Pionier e-mobilności
Nic tam nie zardzewiało, udajesz że się znasz na rzeczy. Przyznałem się do błędu że nie serwisowałem (ku przestrodze dla innych) a Ty dalej drążysz temat. Wznowiłem post bo pisał ktoś jeszcze na forum że ma podobne stuki.
Dobrze nie znam sie.
Nic nie rob. Bedzie super 😎
 

cooler

Pionier e-mobilności
Dodam swoje doświadczenie, mam już auto po gwarancji więc robię podstawowe rzeczy sam, przy okazji zmiany kół na letnie sam zrobiłem serwis hamulców przód (tył wymieniany niedawno) i mam parę uwag:

- pomimo płatnych zlecanych Tesli serwisów hamulców zaciski z tyłu stały i klocki także się odkleiły (pewnie ciągle tarły więc grzały). Do wymiany tarcze (zdarte w części) i klocki (odklejone).

- pomimo corocznych płatnych serwisów w Tesli gdy robiłem to sam to mam wrażenie że nic nie było robione: sworznie były totalnie zapieczone zarówno w zacisku jak i w miejscu gdzie ślizgają się klocki, nie mogłem ich wybić porządnym młotem, oczywiście jeden z 4 się pogiął. W tym roku auto zimą nie jeździło, gdyż stało w serwisie przez 2 najgorsze miesiące.

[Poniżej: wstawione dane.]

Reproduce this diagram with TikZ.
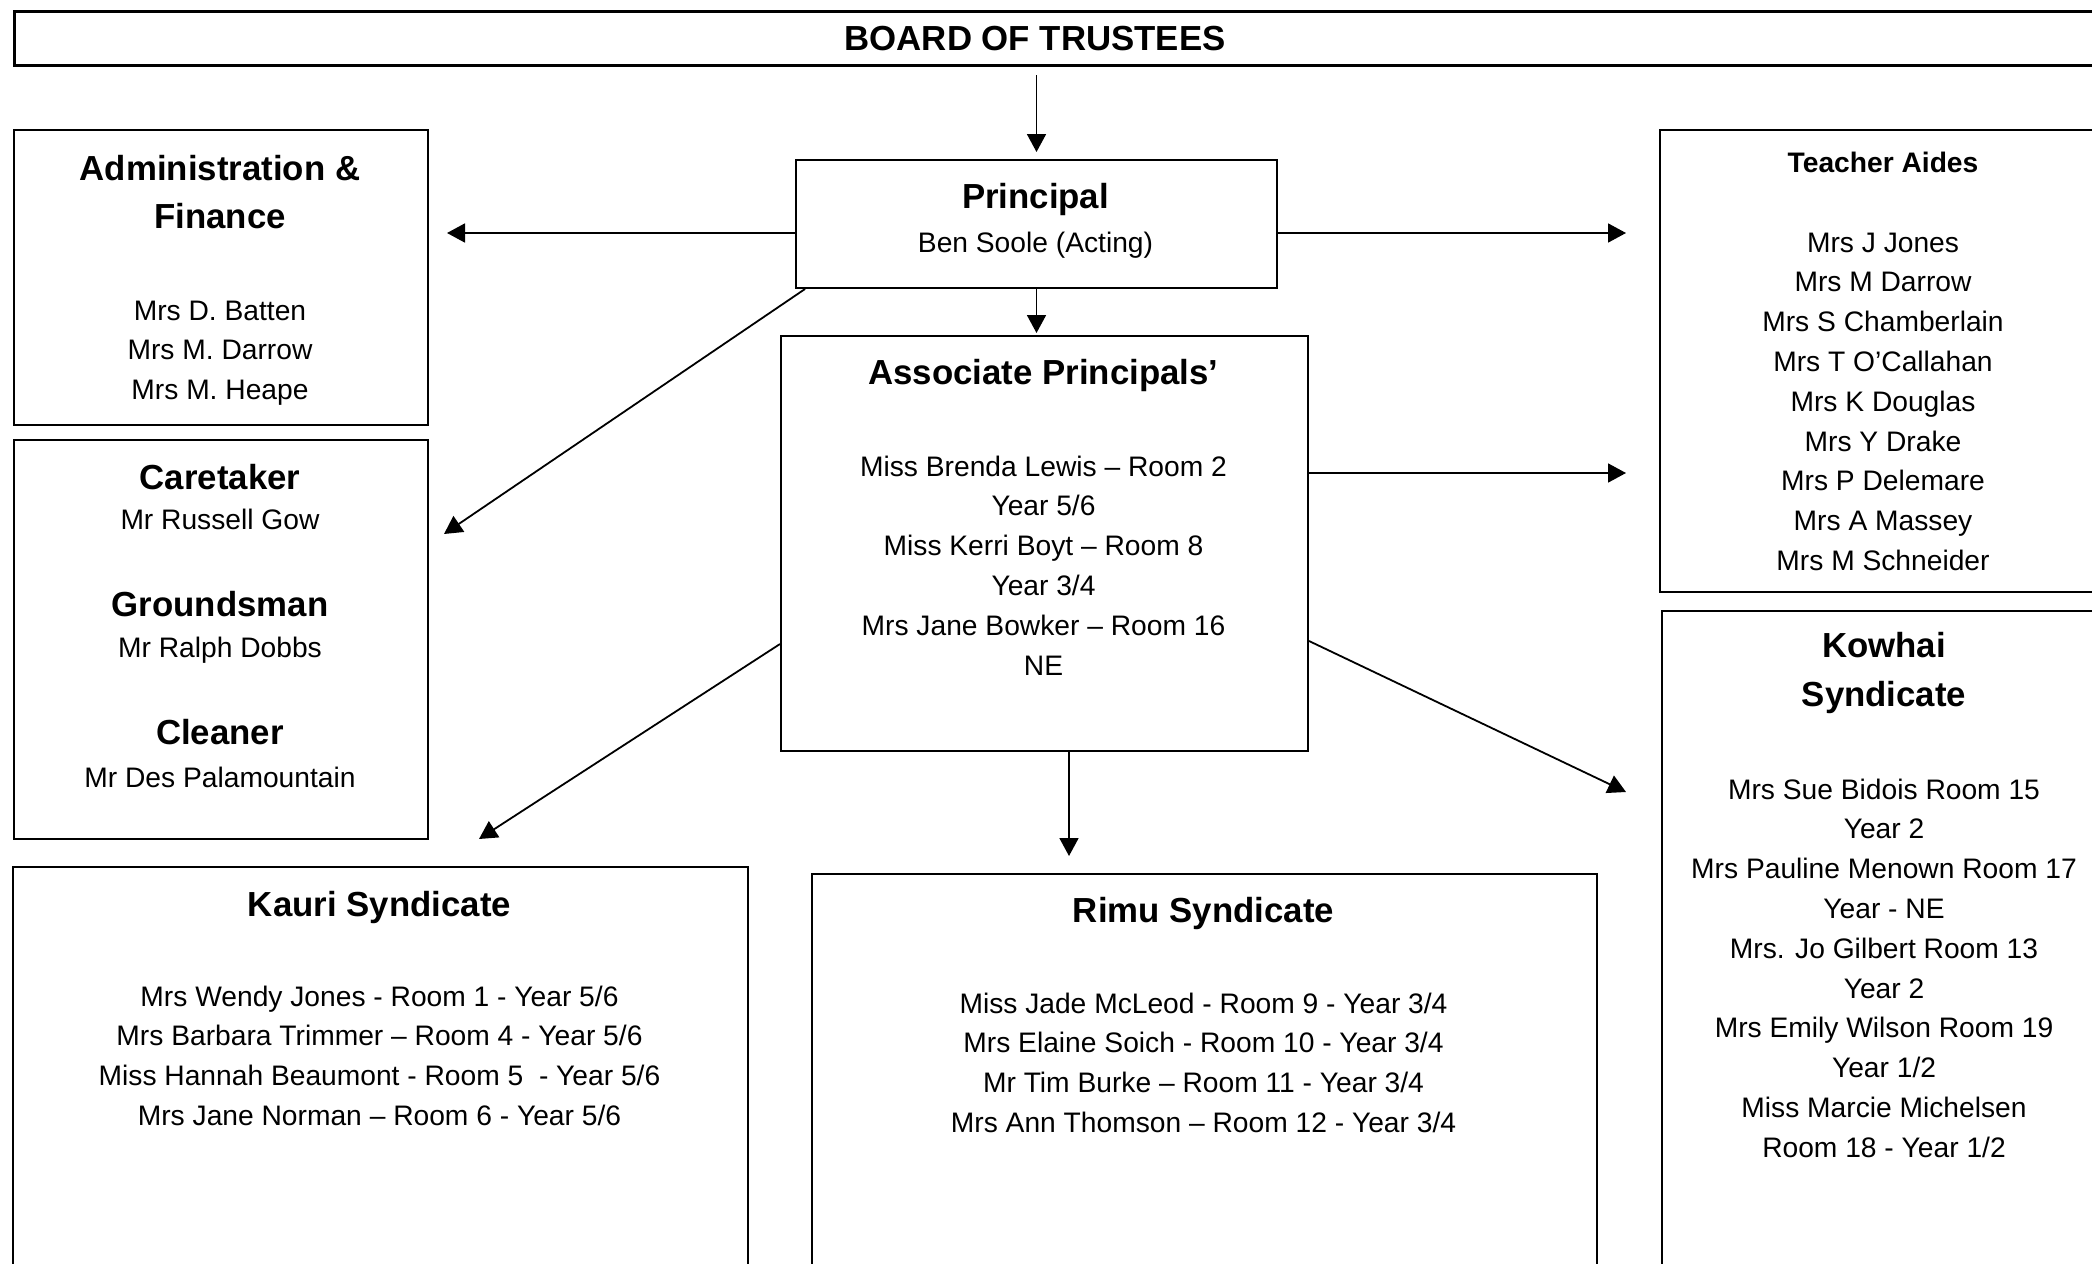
\documentclass[tikz,border=0pt]{standalone}
\usepackage{fontspec}
\setmainfont{Liberation Sans}
\usetikzlibrary{arrows.meta}
\begin{document}
\begin{tikzpicture}[x=1pt,y=-1pt,
  box/.style={draw, line width=2pt, inner sep=0pt, anchor=north west},
  txt/.style={anchor=base, inner sep=0pt, font=\fontsize{28.2}{34}\selectfont},
  subhead/.style={anchor=base, inner sep=0pt, font=\fontsize{28.2}{34}\selectfont\bfseries},
  head/.style={anchor=base, inner sep=0pt, font=\fontsize{34.8}{42}\selectfont\bfseries},
  arr/.style={-{Triangle[length=18pt,width=19pt]}, line width=1.8pt}
]
\useasboundingbox (0,0) rectangle (2092,1263);
\fill[white] (0,0) rectangle (2092,1263);
\clip (0,0) rectangle (2092,1263);

% boxes
\node[box, line width=3.2pt, minimum width=2107pt, minimum height=54pt] (board) at (13,10) {};
\node[box, minimum width=481pt, minimum height=128pt] (prin) at (795,159) {};
\node[box, minimum width=414pt, minimum height=295pt] (admin) at (13,129) {};
\node[box, minimum width=470pt, minimum height=462pt] (ta) at (1659,129) {};
\node[box, minimum width=527pt, minimum height=415pt] (assoc) at (780,335) {};
\node[box, minimum width=414pt, minimum height=399pt] (care) at (13,439) {};
\node[box, minimum width=735pt, minimum height=430pt] (kauri) at (12,866) {};
\node[box, minimum width=785pt, minimum height=430pt] (rimu) at (811,873) {};
\node[box, minimum width=470pt, minimum height=700pt] (kowhai) at (1661,610) {};

% texts
\node[head] (tboard) at (1035,51) {BOARD OF TRUSTEES};

\node[head] (tprin) at (1035.5,208) {Principal};
\node[txt] (tprin2) at (1035.5,252) {Ben Soole (Acting)};

\node[head] (tadmin1) at (220,180) {Administration \&};
\node[head] (tadmin2) at (220,228) {Finance};
\foreach \t [count=\i from 0] in {Mrs D. Batten, Mrs M. Darrow, Mrs M. Heape}
  \node[txt] (adm\i) at (220,{320+39.8*\i}) {\t};

\node[subhead] (tta) at (1883,172) {Teacher Aides};
\foreach \t [count=\i from 0] in {Mrs J Jones, Mrs M Darrow, Mrs S Chamberlain, Mrs T O’Callahan, Mrs K Douglas, Mrs Y Drake, Mrs P Delemare, Mrs A Massey, Mrs M Schneider}
  \node[txt] (ta\i) at (1883,{252+39.8*\i}) {\t};

\node[head] (tassoc) at (1043.5,384) {Associate Principals’};
\foreach \t [count=\i from 0] in {Miss Brenda Lewis – Room 2, Year 5/6, Miss Kerri Boyt – Room 8, Year 3/4, Mrs Jane Bowker – Room 16, NE}
  \node[txt] (as\i) at (1043.5,{476+39.8*\i}) {\t};

\node[head] (tcare) at (220,489) {Caretaker};
\node[txt] (tcare2) at (220,529) {Mr Russell Gow};
\node[head] (tground) at (220,616) {Groundsman};
\node[txt] (tground2) at (220,657) {Mr Ralph Dobbs};
\node[head] (tclean) at (220,744) {Cleaner};
\node[txt] (tclean2) at (220,787) {Mr Des Palamountain};

\node[head] (tkauri) at (379.5,916) {Kauri Syndicate};
\foreach \t [count=\i from 0] in {Mrs Wendy Jones - Room 1 - Year 5/6, Mrs Barbara Trimmer – Room 4 - Year 5/6, Miss Hannah Beaumont - Room 5~ - Year 5/6, Mrs Jane Norman – Room 6 - Year 5/6}
  \node[txt] (ka\i) at (379.5,{1006+39.8*\i}) {\t};

\node[head] (trimu) at (1203.5,922) {Rimu Syndicate};
\foreach \t [count=\i from 0] in {Miss Jade McLeod - Room 9 - Year 3/4, Mrs Elaine Soich - Room 10 - Year 3/4, Mr Tim Burke – Room 11 - Year 3/4, Mrs Ann Thomson – Room 12 - Year 3/4}
  \node[txt] (ri\i) at (1203.5,{1013+39.8*\i}) {\t};

\node[head] (tkow1) at (1884,657) {Kowhai};
\node[head] (tkow2) at (1884,706) {Syndicate};
\foreach \t [count=\i from 0] in {Mrs Sue Bidois Room 15, Year 2, Mrs Pauline Menown Room 17, Year - NE, Mrs. Jo Gilbert Room 13, Year 2, Mrs Emily Wilson Room 19, Year 1/2, Miss Marcie Michelsen, Room 18 - Year 1/2}
  \node[txt] (kw\i) at (1884,{799+39.8*\i}) {\t};

% connectors
\coordinate (b1) at (prin.north |- board.south);
\draw[arr, shorten <=8pt, shorten >=7pt] (b1) -- (prin.north);
\draw[arr, shorten >=2pt] (prin.south) -- (prin.south |- assoc.north);

\coordinate (pL) at ([yshift=-9pt]prin.west);
\draw[arr, shorten >=18pt] (pL) -- (pL -| admin.east);
\coordinate (pR) at ([yshift=-9pt]prin.east);
\draw[arr, shorten >=33pt] (pR) -- (pR -| ta.west);

\coordinate (pSW) at ([xshift=10pt]prin.south west);
\coordinate (careT) at (444,534);
\draw[arr] (pSW) -- (careT);

\coordinate (aR) at ([yshift=70.5pt]assoc.east);
\draw[arr, shorten >=33pt] (aR) -- (aR -| ta.west);

\coordinate (aR2) at ([yshift=-97.5pt]assoc.east);
\coordinate (kowT) at (1626,792);
\draw[arr] (aR2) -- (kowT);

\coordinate (aL) at ([yshift=-100.5pt]assoc.west);
\coordinate (kauT) at (479,839);
\draw[arr] (aL) -- (kauT);

\coordinate (aS) at ([xshift=24.5pt]assoc.south);
\draw[arr, shorten >=17pt] (aS) -- (aS |- rimu.north);
\end{tikzpicture}
\end{document}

- prawa strona była dużo bardziej zardzewiaa niż lewa (?!), w efekcie nie mogłem wybić sworznia i go pogiąłem.

- tłoczki pracują tak lekko że bez problemu można wciskać je palcem (!) i oprócz ww problemów gdyby serwisować 2x do roku przy okazji zmiany kół to te hamulce są nieśmiertelne. :)

Mam też pytanie: Jak wcisnąć tłoczki w zaciskach tył? Oglądałem film na którym aby to zrobić gość rozkręcał moduł od ręcznego i wkręcał jakąś śrubę, ale to wg mnie głupota i powinno dać się to zrobić prościej.
 

cooler

Pionier e-mobilności
2 udało się wybić bez ich uszkodzenia, jeden się ugiął ale wyszedł a jeden ugiął się na tyle że trzeba było go wycinać i wyciągać w kawałkach. Na szczęście nowy komplet ze sprężynkami to koszt 45 zł.
Daj znać gdzie kupiłeś te sworznie ze sprężynkami? Swój jeden sworzeń też pogiąłem (dół prawa strona), wyprostowałem na imadle ale więc chętnie wymienię na nowy, w sumie nie wiem czy nie powinno się tego wymienić za każdym serwisem, gdy ciężko wychodzi - czubek jest już wtedy rozwalony a i pogiąć jest łatwo.
 

krzyss

Pionier e-mobilności
Dodam swoje doświadczenie, mam już auto po gwarancji więc robię podstawowe rzeczy sam, przy okazji zmiany kół na letnie sam zrobiłem serwis hamulców przód (tył wymieniany niedawno) i mam parę uwag:

- pomimo płatnych zlecanych Tesli serwisów hamulców zaciski z tyłu stały i klocki także się odkleiły (pewnie ciągle tarły więc grzały). Do wymiany tarcze (zdarte w części) i klocki (odklejone).

- pomimo corocznych płatnych serwisów w Tesli gdy robiłem to sam to mam wrażenie że nic nie było robione: sworznie były totalnie zapieczone zarówno w zacisku jak i w miejscu gdzie ślizgają się klocki, nie mogłem ich wybić porządnym młotem, oczywiście jeden z 4 się pogiął. W tym roku auto zimą nie jeździło, gdyż stało w serwisie przez 2 najgorsze miesiące.

- prawa strona była dużo bardziej zardzewiaa niż lewa (?!), w efekcie nie mogłem wybić sworznia i go pogiąłem.

- tłoczki pracują tak lekko że bez problemu można wciskać je palcem (!) i oprócz ww problemów gdyby serwisować 2x do roku przy okazji zmiany kół to te hamulce są nieśmiertelne. :)

Mam też pytanie: Jak wcisnąć tłoczki w zaciskach tył? Oglądałem film na którym aby to zrobić gość rozkręcał moduł od ręcznego i wkręcał jakąś śrubę, ale to wg mnie głupota i powinno dać się to zrobić prościej.
A ten EPB mode czy jak sie tam zwie nie dziala ? Myslalem ze to cofa tylne zaciski.